The Federal Government must stop pretending it can provide all Nigerians with jobs. The business of government ought to be to create an enabling environment and no one would stop Nigerians from creating and providing jobs for fellow citizens. Our people are naturally enterprising and driven. But for government’s continued stance on getting in the way of entrepreneurs through ill thought-out policies and the near absence of infrastructure, few would doubt Nigerians will thrive if the system worked. That the bulk of production in our country goes to fuelling generators says all that needs to be said about the uphill task of running one’s business in this country.

The tragedy of the NIS test is avoidable; government’s continued effort at providing the enabling environment for entrepreneurs to thrive cannot be overemphasised. Given the same resources as their government prefers to waste mostly through corruption and mismanagement, Nigerians will make this country work. Our people are not without ideas; our people are not lazy, only our government is so big it won’t get out of the way for entrepreneurs to thrive.

While we wait for a system that works for the entrepreneur, those who continue to set Nigerians up for death must not go unpunished.
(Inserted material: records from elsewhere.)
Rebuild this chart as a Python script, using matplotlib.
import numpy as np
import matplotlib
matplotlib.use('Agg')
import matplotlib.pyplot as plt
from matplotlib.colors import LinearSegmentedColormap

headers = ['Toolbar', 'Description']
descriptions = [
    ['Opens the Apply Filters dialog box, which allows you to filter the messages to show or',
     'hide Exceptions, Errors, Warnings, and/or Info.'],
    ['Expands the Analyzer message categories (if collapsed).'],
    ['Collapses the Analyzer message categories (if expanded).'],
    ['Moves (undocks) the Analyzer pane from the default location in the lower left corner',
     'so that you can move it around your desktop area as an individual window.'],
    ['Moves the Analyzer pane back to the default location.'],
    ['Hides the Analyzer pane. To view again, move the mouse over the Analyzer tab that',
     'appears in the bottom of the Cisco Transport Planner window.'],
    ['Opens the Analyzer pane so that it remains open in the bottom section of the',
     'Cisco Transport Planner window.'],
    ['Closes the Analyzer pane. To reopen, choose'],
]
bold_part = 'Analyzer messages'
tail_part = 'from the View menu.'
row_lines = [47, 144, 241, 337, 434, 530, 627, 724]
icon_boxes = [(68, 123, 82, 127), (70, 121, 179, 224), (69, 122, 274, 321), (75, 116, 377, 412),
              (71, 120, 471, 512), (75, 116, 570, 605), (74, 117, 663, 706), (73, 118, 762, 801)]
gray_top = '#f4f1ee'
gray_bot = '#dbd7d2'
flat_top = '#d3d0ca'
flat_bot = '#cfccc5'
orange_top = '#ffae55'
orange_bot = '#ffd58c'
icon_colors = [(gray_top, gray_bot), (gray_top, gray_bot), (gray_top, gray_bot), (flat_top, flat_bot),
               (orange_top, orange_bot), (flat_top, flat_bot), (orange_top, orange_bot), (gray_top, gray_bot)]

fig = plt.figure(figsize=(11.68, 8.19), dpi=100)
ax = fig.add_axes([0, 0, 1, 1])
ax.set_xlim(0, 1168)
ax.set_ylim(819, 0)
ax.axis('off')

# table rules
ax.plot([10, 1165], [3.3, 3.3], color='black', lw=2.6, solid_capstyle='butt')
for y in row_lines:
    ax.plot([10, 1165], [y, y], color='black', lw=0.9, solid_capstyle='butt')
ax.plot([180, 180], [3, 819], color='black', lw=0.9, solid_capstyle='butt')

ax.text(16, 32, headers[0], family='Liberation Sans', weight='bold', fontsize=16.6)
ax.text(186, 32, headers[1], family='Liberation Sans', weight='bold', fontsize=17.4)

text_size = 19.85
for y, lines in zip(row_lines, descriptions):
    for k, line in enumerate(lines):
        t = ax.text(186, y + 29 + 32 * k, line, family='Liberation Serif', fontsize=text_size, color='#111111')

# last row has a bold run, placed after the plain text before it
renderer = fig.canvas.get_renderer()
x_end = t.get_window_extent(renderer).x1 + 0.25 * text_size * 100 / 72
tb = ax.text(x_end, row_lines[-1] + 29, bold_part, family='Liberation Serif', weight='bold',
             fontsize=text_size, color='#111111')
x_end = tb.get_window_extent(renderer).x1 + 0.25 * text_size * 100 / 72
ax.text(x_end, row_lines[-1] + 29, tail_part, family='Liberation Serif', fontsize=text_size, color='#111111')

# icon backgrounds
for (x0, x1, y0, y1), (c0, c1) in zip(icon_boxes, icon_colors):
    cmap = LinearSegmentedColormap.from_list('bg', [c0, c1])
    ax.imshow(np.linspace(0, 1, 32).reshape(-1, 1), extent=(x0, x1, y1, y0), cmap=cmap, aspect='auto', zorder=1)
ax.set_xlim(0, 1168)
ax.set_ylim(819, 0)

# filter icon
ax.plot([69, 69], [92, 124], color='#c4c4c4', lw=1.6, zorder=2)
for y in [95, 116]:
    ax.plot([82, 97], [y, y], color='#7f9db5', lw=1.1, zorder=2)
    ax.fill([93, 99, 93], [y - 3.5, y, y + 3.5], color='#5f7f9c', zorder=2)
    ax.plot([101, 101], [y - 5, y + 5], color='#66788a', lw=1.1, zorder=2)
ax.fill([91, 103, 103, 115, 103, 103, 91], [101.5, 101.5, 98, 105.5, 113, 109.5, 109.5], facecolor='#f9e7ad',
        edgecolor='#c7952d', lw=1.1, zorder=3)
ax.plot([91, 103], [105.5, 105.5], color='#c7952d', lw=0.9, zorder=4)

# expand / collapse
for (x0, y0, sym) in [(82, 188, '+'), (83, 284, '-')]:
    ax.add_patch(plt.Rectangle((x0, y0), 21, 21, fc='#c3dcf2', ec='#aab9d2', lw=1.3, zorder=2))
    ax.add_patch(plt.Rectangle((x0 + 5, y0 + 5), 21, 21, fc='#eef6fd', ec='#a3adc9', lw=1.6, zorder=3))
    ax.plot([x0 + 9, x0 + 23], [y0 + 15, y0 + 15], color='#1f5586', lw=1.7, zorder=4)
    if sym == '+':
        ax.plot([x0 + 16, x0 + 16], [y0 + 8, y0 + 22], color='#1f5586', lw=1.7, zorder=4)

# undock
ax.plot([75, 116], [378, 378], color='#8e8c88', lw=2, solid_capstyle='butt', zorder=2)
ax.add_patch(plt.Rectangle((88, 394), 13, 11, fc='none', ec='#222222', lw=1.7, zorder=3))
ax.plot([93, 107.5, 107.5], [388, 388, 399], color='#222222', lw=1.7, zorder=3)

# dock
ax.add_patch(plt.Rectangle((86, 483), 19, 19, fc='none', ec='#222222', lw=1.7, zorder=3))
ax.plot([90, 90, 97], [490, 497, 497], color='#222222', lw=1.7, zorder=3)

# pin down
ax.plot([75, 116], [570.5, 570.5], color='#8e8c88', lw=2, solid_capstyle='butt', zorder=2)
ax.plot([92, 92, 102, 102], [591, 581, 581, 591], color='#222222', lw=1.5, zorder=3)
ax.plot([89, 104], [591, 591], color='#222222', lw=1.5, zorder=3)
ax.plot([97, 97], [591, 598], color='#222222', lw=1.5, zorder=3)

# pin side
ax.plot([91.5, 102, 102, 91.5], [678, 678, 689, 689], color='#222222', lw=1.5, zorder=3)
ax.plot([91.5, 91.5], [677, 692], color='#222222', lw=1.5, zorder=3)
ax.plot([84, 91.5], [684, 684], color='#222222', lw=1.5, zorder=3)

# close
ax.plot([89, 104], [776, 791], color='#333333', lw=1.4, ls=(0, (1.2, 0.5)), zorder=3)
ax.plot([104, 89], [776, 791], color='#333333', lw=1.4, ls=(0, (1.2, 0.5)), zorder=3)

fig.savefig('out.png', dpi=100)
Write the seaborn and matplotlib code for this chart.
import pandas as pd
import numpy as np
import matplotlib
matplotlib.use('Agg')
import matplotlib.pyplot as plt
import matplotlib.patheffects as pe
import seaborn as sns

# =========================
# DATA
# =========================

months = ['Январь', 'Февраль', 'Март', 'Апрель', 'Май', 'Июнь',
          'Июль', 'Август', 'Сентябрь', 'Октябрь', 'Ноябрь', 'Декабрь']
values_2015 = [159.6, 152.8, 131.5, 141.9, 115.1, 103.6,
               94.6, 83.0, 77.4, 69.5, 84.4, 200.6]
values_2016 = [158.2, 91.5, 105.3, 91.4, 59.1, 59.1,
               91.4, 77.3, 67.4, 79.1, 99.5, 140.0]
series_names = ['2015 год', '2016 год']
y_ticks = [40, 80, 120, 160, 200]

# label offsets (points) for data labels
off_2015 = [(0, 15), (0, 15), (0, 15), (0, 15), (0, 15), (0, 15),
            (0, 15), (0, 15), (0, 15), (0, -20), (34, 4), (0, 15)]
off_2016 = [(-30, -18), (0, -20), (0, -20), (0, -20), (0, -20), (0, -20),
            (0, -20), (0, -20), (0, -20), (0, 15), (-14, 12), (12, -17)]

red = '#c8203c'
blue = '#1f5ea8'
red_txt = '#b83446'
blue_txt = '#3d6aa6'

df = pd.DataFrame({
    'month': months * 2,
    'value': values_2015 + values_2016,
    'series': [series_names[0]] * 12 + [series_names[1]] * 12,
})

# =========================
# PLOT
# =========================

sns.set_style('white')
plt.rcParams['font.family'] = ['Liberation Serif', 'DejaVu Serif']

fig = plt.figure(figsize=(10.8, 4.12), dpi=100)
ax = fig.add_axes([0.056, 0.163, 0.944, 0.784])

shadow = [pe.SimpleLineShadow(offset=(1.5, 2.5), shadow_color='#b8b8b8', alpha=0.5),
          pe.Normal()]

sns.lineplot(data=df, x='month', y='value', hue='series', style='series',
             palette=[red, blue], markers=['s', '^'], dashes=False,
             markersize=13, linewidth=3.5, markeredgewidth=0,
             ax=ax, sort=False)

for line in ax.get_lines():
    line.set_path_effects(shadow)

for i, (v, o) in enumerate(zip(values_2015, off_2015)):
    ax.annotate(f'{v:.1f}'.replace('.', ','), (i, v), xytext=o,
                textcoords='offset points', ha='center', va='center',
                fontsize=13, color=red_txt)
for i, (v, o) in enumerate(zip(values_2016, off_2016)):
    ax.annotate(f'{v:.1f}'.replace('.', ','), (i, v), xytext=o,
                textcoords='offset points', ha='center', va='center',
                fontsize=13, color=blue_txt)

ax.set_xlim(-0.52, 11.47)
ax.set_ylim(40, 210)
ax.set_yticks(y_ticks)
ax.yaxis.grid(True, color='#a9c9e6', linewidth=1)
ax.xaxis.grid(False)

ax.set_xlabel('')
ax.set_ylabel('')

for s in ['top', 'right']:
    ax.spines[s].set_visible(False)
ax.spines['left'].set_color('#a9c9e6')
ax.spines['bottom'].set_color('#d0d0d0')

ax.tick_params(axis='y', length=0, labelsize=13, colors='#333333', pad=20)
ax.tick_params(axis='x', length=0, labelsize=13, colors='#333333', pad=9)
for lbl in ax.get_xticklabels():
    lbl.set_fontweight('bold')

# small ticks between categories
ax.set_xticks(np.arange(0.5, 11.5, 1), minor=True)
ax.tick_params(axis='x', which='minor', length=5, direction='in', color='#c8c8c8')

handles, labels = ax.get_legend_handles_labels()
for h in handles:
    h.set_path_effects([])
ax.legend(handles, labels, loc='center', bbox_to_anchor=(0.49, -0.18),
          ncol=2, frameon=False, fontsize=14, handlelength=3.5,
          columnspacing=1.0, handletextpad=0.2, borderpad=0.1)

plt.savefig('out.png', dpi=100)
The organisers of the NIS test caused the death of pregnant women and other Nigerians that fateful day. As long as they get away with it, it will happen again under the same ministry or another one. Those behind that fiasco must be made to answer questions starting from the rationale behind making people pay to apply for Federal Government jobs, to setting up examination centres that were nothing but death traps. Someone has to pay for these things but as long as no one pays, the system will pay because whatever evil goes unpunished in a society will only thrive. Corruption has reached unprecedented levels for obvious reasons; our government is its biggest catalyst. Like corruption, like incompetence, step by step, day by day and man by man, we will continue to build a country that does not work as long as those who help to not make it work continue to go unpunished. We can do better than this.